Un échantillon amené tout frais par un habitant de R… a donné devant nous les résultats suivants : Pesage avant l’opération : 1,032 grammes au litre. Pesage du lait écrémé : 1,035 grammes au litre. Ce lait écrémé, placé dans une éprouvette, a donné le lendemain une pellicule de crème tellement mince qu’on n’a pas pu en apprécier le quotient ; la crème sortie de l’appareil n’a pas donné à l’analyse une quantité de caséine appréciable. L’expert a conclu que l’appareil avait enlevé au lait plus de crème que n’en donnent les vieux procédés et que les affirmations de M. Pilter touchant la quantité de crème extraite étaient de la plus exacte vérité.

Un nombre considérable de personnes ont voulu goûter du lait écrémé sortant de la turbine ; d’un avis unanime, il a été trouvé suffisamment bon pour l’emploi journalier et bien des ouvriers, après en avoir bu, disaient : « si on nous le vendait seulement comme cela, nous serions satisfaits ! » – Pas de commentaire.
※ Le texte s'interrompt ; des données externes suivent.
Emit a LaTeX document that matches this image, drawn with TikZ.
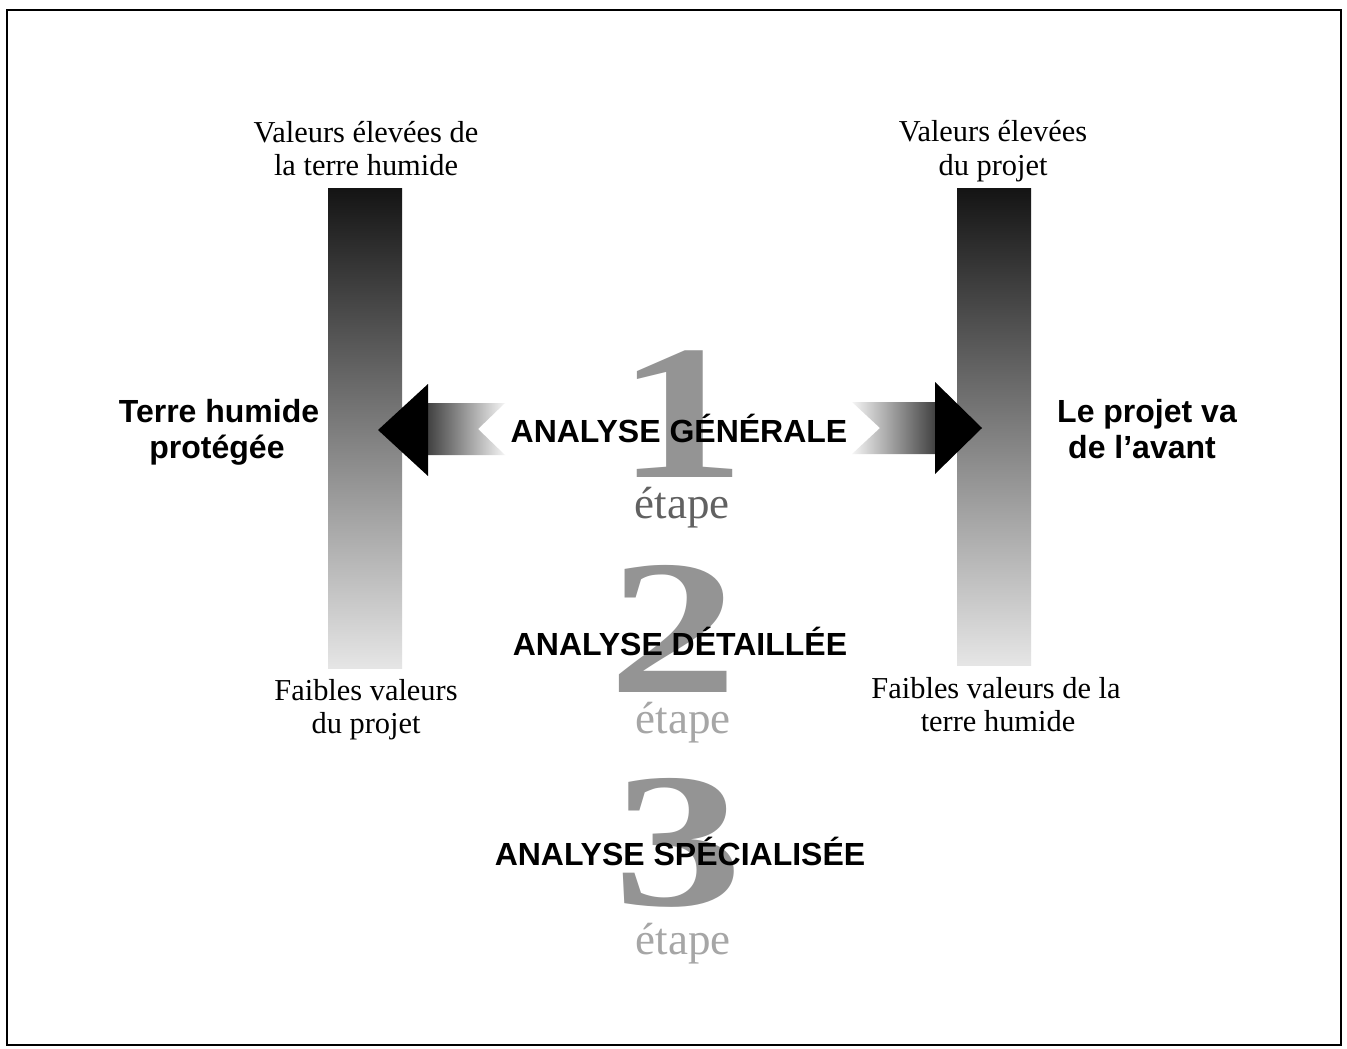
\documentclass[tikz,border=0pt]{standalone}
\usepackage{fontspec}
\setmainfont{Liberation Serif}
\setsansfont{Liberation Sans}
\newcommand{\widedigit}[1]{\scalebox{1.35}[1]{#1}}
\begin{document}
\begin{tikzpicture}[x=0.5pt,y=-0.5pt,
  frameline/.style={line width=1.2pt},
  valuebar/.style={draw=none, inner sep=0pt, minimum width=37pt,
    top color=black!92, middle color=black!48, bottom color=black!10},
  headtip/.style={fill=black, draw=none},
  serifnote/.style={anchor=base, inner sep=0pt,
    font=\rmfamily\fontsize{15.2}{18}\selectfont},
  outcome/.style={anchor=base, inner sep=0pt,
    font=\sffamily\bfseries\fontsize{16}{19}\selectfont},
  stagename/.style={anchor=base, inner sep=0pt,
    font=\sffamily\bfseries\fontsize{16}{19}\selectfont},
  stagedigit/.style={anchor=base, inner sep=0pt, text depth=0pt,
    text=black!42, font=\rmfamily\bfseries\fontsize{96}{96}\selectfont},
  stageword/.style={anchor=base, inner sep=0pt, text depth=0pt,
    font=\rmfamily\fontsize{22.5}{25}\selectfont}]

\useasboundingbox (0,0) rectangle (1347,1048);
\fill[white] (0,0) rectangle (1347,1048);
\draw[frameline] (7,10) rectangle (1341,1045);

% value scales
\node[valuebar, minimum height=239.5pt] (lbar) at (365,428.5) {};
\node[valuebar, minimum height=238pt]   (rbar) at (994,427) {};

% arrow towards the protected wetland
\shade[left color=black!75, right color=black!4]
  (427,403) -- (505,403) -- (478,429) -- (505,455) -- (427,455) -- cycle;
\path[headtip] (378,430) -- (428,384) -- (428,476) -- cycle;

% arrow towards the project going ahead
\shade[left color=black!4, right color=black!75]
  (936,402) -- (852,402) -- (880,428) -- (852,454) -- (936,454) -- cycle;
\path[headtip] (982,428) -- (935,382) -- (935,474) -- cycle;

% stage numbers
\node[stagedigit] (d1) at (681,477) {\widedigit{1}};
\node[stagedigit] (d2) at (673,692) {\widedigit{2}};
\node[stagedigit] (d3) at (678,905) {\widedigit{3}};

\node[stageword, text=black!62] (e1) at (682,518) {étape};
\node[stageword, text=black!35] (e2) at (683,733) {étape};
\node[stageword, text=black!35] (e3) at (683,954) {étape};

% stage names
\node[stagename] (s1) at (679,442) {ANALYSE GÉNÉRALE};
\node[stagename] (s2) at (680,655) {ANALYSE DÉTAILLÉE};
\node[stagename] (s3) at (680,865) {ANALYSE SPÉCIALISÉE};

% scale ends, left
\node[serifnote] (lt1) at (366,143) {Valeurs élevées de};
\node[serifnote] (lt2) at (366,176) {la terre humide};
\node[serifnote] (lb1) at (366,700) {Faibles valeurs};
\node[serifnote] (lb2) at (366,733) {du projet};

% scale ends, right
\node[serifnote] (rt1) at (993,142) {Valeurs élevées};
\node[serifnote] (rt2) at (993,176) {du projet};
\node[serifnote] (rb1) at (996,698) {Faibles valeurs de la};
\node[serifnote] (rb2) at (998,731) {terre humide};

% outcomes
\node[outcome] (lo1) at (219,422) {Terre humide};
\node[outcome] (lo2) at (217,458) {protégée};
\node[outcome] (ro1) at (1147,422) {Le projet va};
\node[outcome] (ro2) at (1142,458) {de l’avant};
\end{tikzpicture}
\end{document}
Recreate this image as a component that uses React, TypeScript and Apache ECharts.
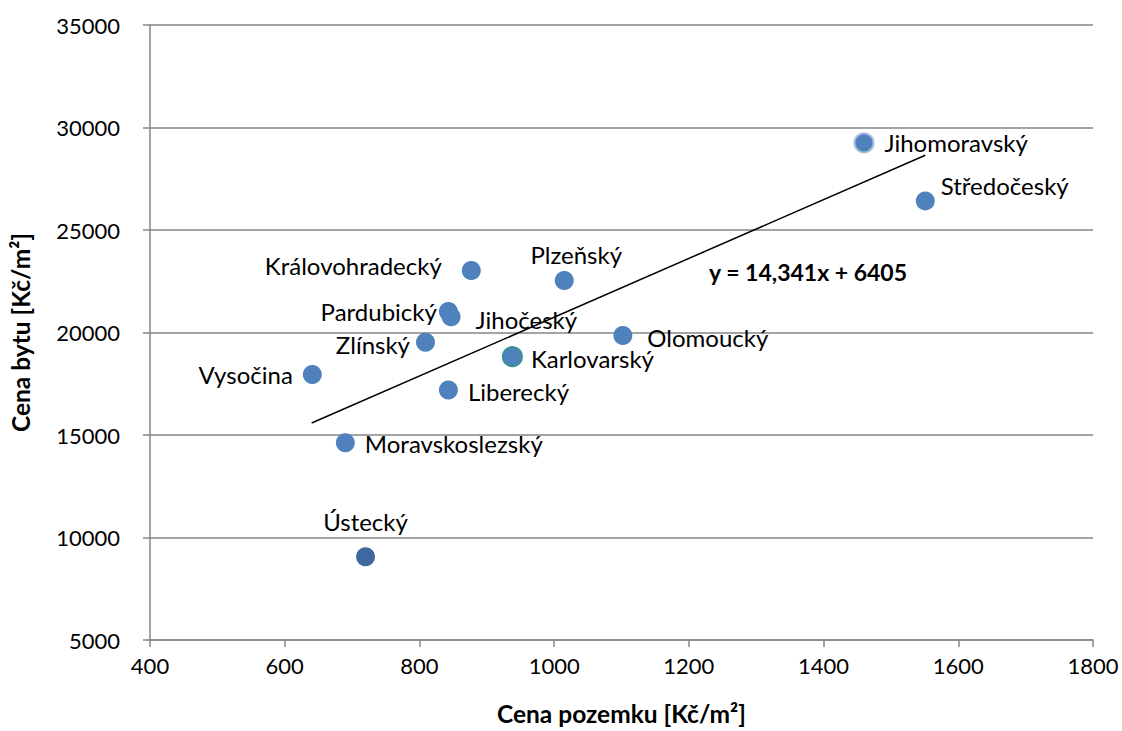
import React, { useEffect, useRef } from "react";
import * as echarts from "echarts";

const regions = [
  "Jihomoravský", "Středočeský", "Plzeňský", "Královohradecký", "Pardubický",
  "Jihočeský", "Olomoucký", "Zlínský", "Karlovarský", "Vysočina",
  "Liberecký", "Moravskoslezský", "Ústecký",
];
const landPrice = [1460, 1551, 1015, 877, 843, 847, 1102, 809, 938, 641, 843, 690, 720];
const flatPrice = [29250, 26420, 22540, 23020, 21030, 20770, 19850, 19520, 18820, 17950, 17200, 14620, 9060];
const trendSlope = 14.341;
const trendIntercept = 6405;
const trendRange = [640, 1551];
const xTicks = [400, 1800, 200];
const yTicks = [5000, 35000, 5000];

const FONT = "Lato, 'Open Sans', sans-serif";
const LABEL_SIZE = 24;

const labelPlacement: Record<string, any> = {
  "Jihomoravský": { position: "right", distance: 10 },
  "Středočeský": { position: "right", distance: 6, offset: [0, -15] },
  "Plzeňský": { position: "top", distance: 4, offset: [12, 0] },
  "Královohradecký": { position: "left", distance: 20, offset: [0, -5] },
  "Pardubický": { position: "left", distance: 2 },
  "Jihočeský": { position: "right", distance: 15, offset: [0, 3] },
  "Olomoucký": { position: "right", distance: 15, offset: [0, 2] },
  "Zlínský": { position: "left", distance: 6, offset: [0, 2] },
  "Karlovarský": { position: "right", distance: 8, offset: [0, 2] },
  "Vysočina": { position: "left", distance: 10 },
  "Liberecký": { position: "right", distance: 10, offset: [0, 2] },
  "Moravskoslezský": { position: "right", distance: 10, offset: [0, 1] },
  "Ústecký": { position: "top", distance: 14 },
};

function itemStyleFor(name: string) {
  if (name === "Jihomoravský") return { color: "#4F81BD", borderColor: "#A7BEDE", borderWidth: 2, opacity: 1 };
  if (name === "Karlovarský") return { color: "#4F81BD", borderColor: "#3B9191", borderWidth: 2, opacity: 1 };
  if (name === "Ústecký") return { color: "#3F68A0", opacity: 1 };
  return { color: "#4F81BD", opacity: 1 };
}

export default function App() {
  const ref = useRef<HTMLDivElement>(null);
  useEffect(() => {
    if (!ref.current) return;
    document.body.style.margin = "0";
    document.body.style.overflow = "hidden";
    const chart = echarts.init(ref.current, undefined, { renderer: "svg" });
    const points = regions.map((name, i) => ({
      name,
      value: [landPrice[i], flatPrice[i]],
      label: {
        show: true, color: "#000", fontSize: LABEL_SIZE, fontFamily: FONT, formatter: "{b}",
        ...labelPlacement[name],
      },
      itemStyle: itemStyleFor(name),
    }));
    const trend = trendRange.map((x) => [x, trendSlope * x + trendIntercept]);
    const axisCommon = {
      axisLine: { show: true, lineStyle: { color: "#868686", width: 1.5 } },
      axisTick: { show: true, length: 7, lineStyle: { color: "#868686", width: 1.5 } },
    };
    chart.setOption({
      animation: false,
      backgroundColor: "#fff",
      grid: { left: 148, right: 29, top: 25, bottom: 84 },
      xAxis: {
        type: "value",
        min: xTicks[0], max: xTicks[1], interval: xTicks[2],
        name: "Cena pozemku [Kč/m²]",
        nameLocation: "middle", nameGap: 61,
        nameTextStyle: { fontSize: 24.5, fontWeight: "bold", color: "#000", fontFamily: FONT },
        ...axisCommon,
        axisLabel: { fontSize: 22, color: "#000", fontFamily: FONT, margin: 14, formatter: (v: number) => String(v) },
        splitLine: { show: false },
      },
      yAxis: {
        type: "value",
        min: yTicks[0], max: yTicks[1], interval: yTicks[2],
        name: "Cena bytu [Kč/m²]",
        nameLocation: "middle", nameGap: 117, nameRotate: 90,
        nameTextStyle: { fontSize: 24.5, fontWeight: "bold", color: "#000", fontFamily: FONT },
        ...axisCommon,
        axisLabel: { fontSize: 22, color: "#000", fontFamily: FONT, margin: 30, formatter: (v: number) => String(v) },
        splitLine: { show: true, lineStyle: { color: "#868686", width: 1.5 } },
      },
      series: [
        {
          type: "line",
          data: trend,
          symbol: "none",
          lineStyle: { color: "#000", width: 1.5 },
          z: 3,
          silent: true,
        },
        {
          type: "scatter",
          symbolSize: 19,
          data: points,
          z: 2,
        },
      ],
      graphic: [
        {
          type: "text",
          left: 709,
          top: 260,
          style: {
            text: "y = 14,341x + 6405",
            fontSize: 23,
            fontWeight: "bold",
            fill: "#000",
            fontFamily: FONT,
          },
        },
      ],
    });
    return () => chart.dispose();
  }, []);
  return <div ref={ref} style={{ width: 1122, height: 731, overflow: "hidden" }} />;
}
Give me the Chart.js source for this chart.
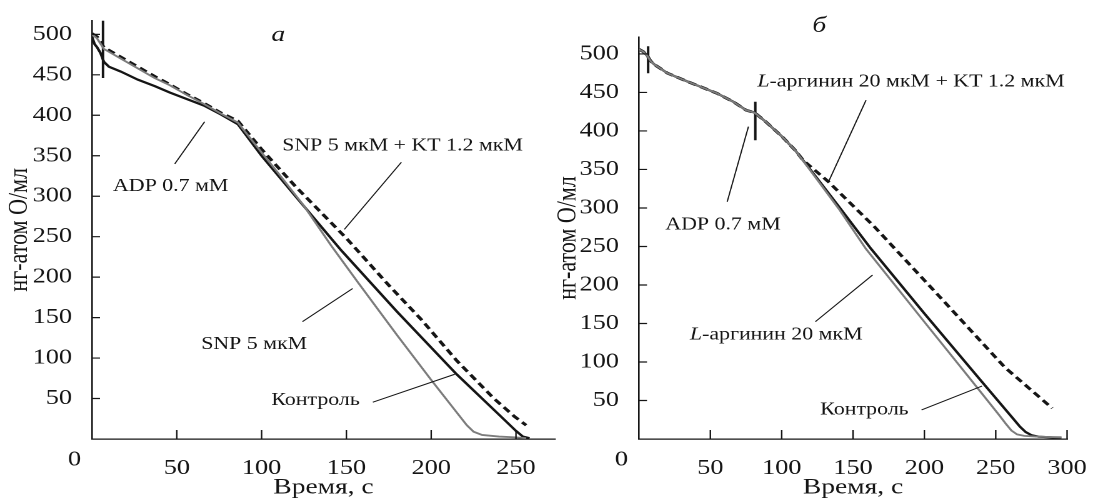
<!DOCTYPE html>
<html>
<head>
<meta charset="utf-8">
<script src="https://cdn.jsdelivr.net/npm/chart.js@4.4.1/dist/chart.umd.min.js"></script>
<style>
  html, body { margin: 0; padding: 0; background: #fff; }
  #wrap { position: relative; width: 1098px; height: 501px; overflow: hidden; }
  canvas { position: absolute; top: 0; }
</style>
</head>
<body>
<div id="wrap">
  <!-- the original figure is wider than its lettering, so draw narrow and show it 1.25x wide -->
  <canvas id="chartA" width="448" height="501" style="left:0;width:560px;height:501px"></canvas>
  <canvas id="chartB" width="440" height="501" style="left:548px;width:550px;height:501px"></canvas>
</div>
<script>
const SERIF = '"Liberation Serif", "Times New Roman", serif';
const INK = "#151515";

// ---- panel a: time (s) / O2 (ng-atom O/ml)
const aControlTime = [0, 1.5, 3, 5, 7, 10, 17, 27, 37, 46, 56, 66, 76, 86, 100, 120, 147, 180, 215, 240, 250, 254, 258];
const aControlO2 = [497, 488, 484, 477, 466, 460, 454, 444, 436, 428, 420, 412, 401, 389, 350, 300, 233, 157, 80, 30, 10, 3, 1];
const aSnpTime = [0, 3, 7, 17, 27, 37, 46, 56, 66, 76, 86, 100, 110, 125, 141, 157, 180, 200, 215, 221, 225, 230, 240, 250, 256];
const aSnpO2 = [500, 495, 482, 470, 458, 446, 437, 425, 414, 402, 391, 354, 328, 288, 239, 193, 128, 73, 33, 17, 9, 5, 3, 2, 1];
const aSnpKtTime = [0, 3, 7, 17, 27, 37, 46, 56, 66, 76, 86, 100, 120, 150, 175, 194, 215, 237, 249, 256];
const aSnpKtO2 = [501, 497, 484, 472, 460, 448, 438, 426, 415, 403, 393, 358, 312, 248, 190, 148, 97, 50, 28, 17];
const aSpikeTime = [6.5, 6.5];
const aSpikeO2 = [517, 446];

// ---- panel b: the three traces share the record up to ~110 s
const bEarlyTime = [0, 3, 6, 8, 11, 20, 31.6, 43, 54.5, 66, 75, 80.8, 88.8, 100.3, 109.4];
const bEarlyO2 = [506, 503, 497, 491, 486, 475, 466, 457.5, 449, 438, 427, 424, 412, 392.6, 375];
const bControlTime = [120, 140, 162.6, 200, 240, 262, 267, 271, 275, 280, 290, 296];
const bControlO2 = [350, 302, 247, 163, 75, 27, 16, 9, 5, 3, 2, 2];
const bArgTime = [120, 140, 159, 200, 230, 252, 257, 261, 265, 270, 280, 296];
const bArgO2 = [349, 299, 247, 152, 83, 32, 20, 11, 6, 4, 3, 2];
const bArgKtTime = [115, 132.8, 164.8, 210.6, 256.4, 289.6];
const bArgKtO2 = [362, 334, 276, 185, 93, 40];
const bSpike1Time = [6.4, 6.4];
const bSpike1O2 = [510, 475];
const bSpike2Time = [81.5, 81.5];
const bSpike2O2 = [438, 388];

const xTickStep = 50;
const yTickStep = 50;

function pts(xs, ys) {
  return xs.map((x, i) => ({ x: x, y: ys[i] }));
}

function trace(data, color, width, dash) {
  return {
    data: data,
    showLine: true,
    borderColor: color,
    borderWidth: width,
    borderDash: dash || [],
    pointRadius: 0,
    tension: 0,
    fill: false,
  };
}

// inward tick marks, the shared "0" in the corner, the call-out labels
const figureExtras = {
  id: "figureExtras",
  afterDraw(chart, args, opts) {
    const ctx = chart.ctx;
    const x = chart.scales.x;
    const y = chart.scales.y;
    ctx.save();
    ctx.strokeStyle = INK;
    ctx.lineWidth = 1.2;
    ctx.beginPath();
    x.ticks.forEach((t) => {
      if (t.value === 0) return;
      const px = x.getPixelForValue(t.value);
      ctx.moveTo(px, x.top);
      ctx.lineTo(px, x.top - 9);
    });
    y.ticks.forEach((t) => {
      if (t.value === 0) return;
      const py = y.getPixelForValue(t.value);
      ctx.moveTo(y.right, py);
      ctx.lineTo(y.right + 6.4, py);
    });
    ctx.stroke();

    ctx.fillStyle = INK;
    ctx.textBaseline = "middle";
    ctx.textAlign = "center";
    ctx.font = "21px " + SERIF;
    ctx.fillText("0", x.left - 14, x.top + 21);

    ctx.lineWidth = 1;
    opts.notes.forEach((n) => {
      if (n.from) {
        ctx.beginPath();
        ctx.moveTo(x.getPixelForValue(n.from[0]), y.getPixelForValue(n.from[1]));
        ctx.lineTo(x.getPixelForValue(n.to[0]), y.getPixelForValue(n.to[1]));
        ctx.stroke();
      }
      const fonts = n.parts.map((p) => (p[1] ? "italic " : "") + n.size + "px " + SERIF);
      let total = 0;
      const widths = n.parts.map((p, i) => {
        ctx.font = fonts[i];
        const w = ctx.measureText(p[0]).width;
        total += w;
        return w;
      });
      let cx = x.getPixelForValue(n.at[0]) - total / 2;
      const cy = y.getPixelForValue(n.at[1]);
      ctx.textAlign = "left";
      n.parts.forEach((p, i) => {
        ctx.font = fonts[i];
        ctx.fillText(p[0], cx, cy);
        cx += widths[i];
      });
    });
    ctx.restore();
  },
};

function makePanel(canvas, datasets, xMax, yMax, yWidth, pad, yTitlePad, notes) {
  return new Chart(canvas, {
    type: "scatter",
    data: { datasets: datasets },
    plugins: [figureExtras],
    options: {
      responsive: false,
      devicePixelRatio: 2,
      animation: false,
      events: [],
      layout: { padding: pad },
      plugins: {
        legend: { display: false },
        tooltip: { enabled: false },
        figureExtras: { notes: notes },
      },
      scales: {
        x: {
          type: "linear",
          min: 0,
          max: xMax,
          afterFit: (s) => { s.height = 62; },
          grid: { display: false },
          border: { display: true, color: INK, width: 1.3 },
          ticks: {
            stepSize: xTickStep,
            includeBounds: false,
            padding: 9,
            color: INK,
            font: { family: SERIF, size: 21 },
            callback: (v) => (v === 0 ? "" : v),
          },
          title: {
            display: true,
            text: "Время, с",
            color: INK,
            font: { family: SERIF, size: 22 },
            padding: { top: 0, bottom: 0 },
          },
        },
        y: {
          type: "linear",
          min: 0,
          max: yMax,
          afterFit: (s) => { s.width = yWidth; },
          grid: { display: false },
          border: { display: true, color: INK, width: 1.3 },
          ticks: {
            stepSize: yTickStep,
            includeBounds: false,
            padding: 8,
            color: INK,
            font: { family: SERIF, size: 21 },
            callback: (v) => (v === 0 ? "" : v),
          },
          title: {
            display: true,
            text: "нг-атом О/мл",
            color: INK,
            font: { family: SERIF, size: 22, lineHeight: 0.6 },
            padding: { top: yTitlePad, bottom: 0 },
          },
        },
      },
    },
  });
}

makePanel(
  document.getElementById("chartA"),
  [
    trace(pts(aSnpTime, aSnpO2), "#7c7c7c", 1.8),
    trace(pts(aControlTime, aControlO2), INK, 2.2),
    trace(pts(aSnpKtTime, aSnpKtO2), INK, 2.8, [6.5, 4]),
    trace(pts(aSpikeTime, aSpikeO2), INK, 2),
  ],
  273, 517, 73.6, { top: 15, right: 4, left: 0, bottom: 0 }, 9,
  [
    { parts: [["а", true]], size: 22, at: [109.8, 499] },
    { parts: [["ADP 0.7 мМ", false]], size: 17.5, at: [46.4, 312], from: [48.8, 340], to: [66.4, 392] },
    { parts: [["SNP 5 мкМ + KT 1.2 мкМ", false]], size: 17.5, at: [183.1, 362], from: [182.4, 342], to: [148.8, 259] },
    { parts: [["SNP 5 мкМ", false]], size: 17.5, at: [95.6, 117], from: [124.1, 145], to: [153.7, 186] },
    { parts: [["Контроль", false]], size: 17.5, at: [131.8, 47.6], from: [165.6, 45.5], to: [213.9, 80] },
  ]
);

makePanel(
  document.getElementById("chartB"),
  [
    trace(pts(bEarlyTime.concat(bArgTime), bEarlyO2.concat(bArgO2)), "#7c7c7c", 1.8),
    trace(pts(bEarlyTime.concat(bControlTime), bEarlyO2.concat(bControlO2)), INK, 2.2),
    trace(pts(bEarlyTime.concat(bArgKtTime), bEarlyO2.concat(bArgKtO2)), INK, 2.8, [6.5, 4]),
    trace(pts(bSpike1Time, bSpike1O2), INK, 2),
    trace(pts(bSpike2Time, bSpike2O2), INK, 2),
  ],
  300, 522, 72.8, { top: 37, right: 16.8, left: 0, bottom: 0 }, 9.7,
  [
    { parts: [["б", true]], size: 22, at: [126.4, 536] },
    { parts: [["L", true], ["-аргинин 20 мкМ + KT 1.2 мкМ", false]], size: 17.5, at: [190.6, 463.6], from: [159.1, 440], to: [132.8, 334] },
    { parts: [["ADP 0.7 мМ", false]], size: 17.5, at: [58.9, 278], from: [61.8, 308], to: [76.7, 405.6] },
    { parts: [["L", true], ["-аргинин 20 мкМ", false]], size: 17.5, at: [96.2, 135], from: [123.6, 152.3], to: [163.7, 213] },
    { parts: [["Контроль", false]], size: 17.5, at: [158, 37.7], from: [198, 37.7], to: [240.4, 68.8] },
  ]
);
</script>
</body>
</html>
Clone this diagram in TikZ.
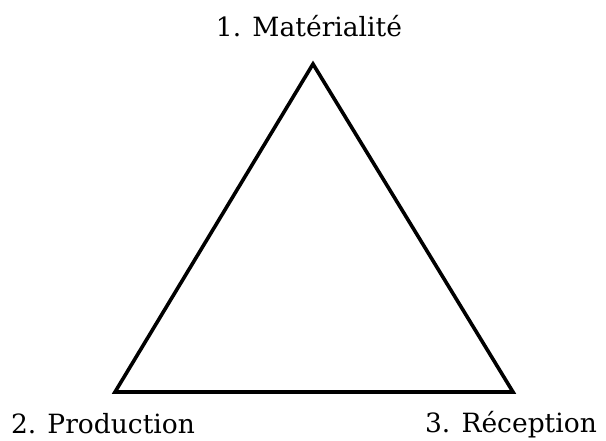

Il est certain qu’à la dégustation immédiate et comparative entre le lait non opéré et le lait écrémé, la différence est peu sensible. Mais le but de l’écrémeuse n’est pas de fournir à la consommation du lait dépouillé de sa crème. Son but est de permettre, surtout aux cultivateurs éloignés des villes, de retirer du lait récemment trait le beurre qu’il contient, pour consacrer le lait, encore fluide après l’écrémage, à l’élevage des jeunes veaux et des porcs. Le beurre obtenu par l’emploi de l’écrémeuse paiera, à cause de ses qualités supérieures, le lait à un prix très élevé, tel que le lait écrémé sera un bénéfice clair et net pour ceux qui sauront les premiers utiliser cet admirable instrument.

L’écrémeuse mue par machine à vapeur ou par manège à cheval a fait ses preuves et le département de la Marne n’est pas resté en arrière : à Courtisols, à Blaise-sous-Arzillières, à Sommesous, et dans bien d’autres localités, fonctionne l’écrémeuse mue par machine, destinée surtout à la grande industrie laitière. Non loin de Reims, elle écrème par jour 3 000 litres de lait, dont le résidu est vendu sous l’étiquette « lait écrémé » dans la grande cité, et partout elle justifie les espérances de ses introducteurs. L’écrémeuse à bras vient à son tour s’offrir au petit cultivateur et aux associations de cultivateurs d’une même localité. Chaque fois qu’elle sera introduite dans les villages éloignés des villes, elle rendra à ses propriétaires les plus éminents services. […]

Le jour où le cultivateur trouvera ce double bénéfice de la vente de son lait sous forme de beurre et de l’élevage (j’ose dire gratuitement) des jeunes veaux, le bétail cessera d’être « un mal nécessaire », comme l’ont affirmé des maîtres en agriculture, le cultivateur n’hésitera pas à peupler ses étables d’animaux dont les commencements ne lui auront rien coûté. C’est à l’écrémeuse que sera dû ce résultat considérable, et nous devons à M. Pilter, toujours à l’affût des procédés les plus pratiques et les plus avantageux pour l’agriculture, nos remerciements les plus sincères au sujet de cette nouvelle importation.

PONSARD,
président du comice de la Marne

Source : Extrait de Ponsard , «L’écrémeuse à bras »,
Journal d'agriculture pratique, 1886, vol. 2, p. 734-736.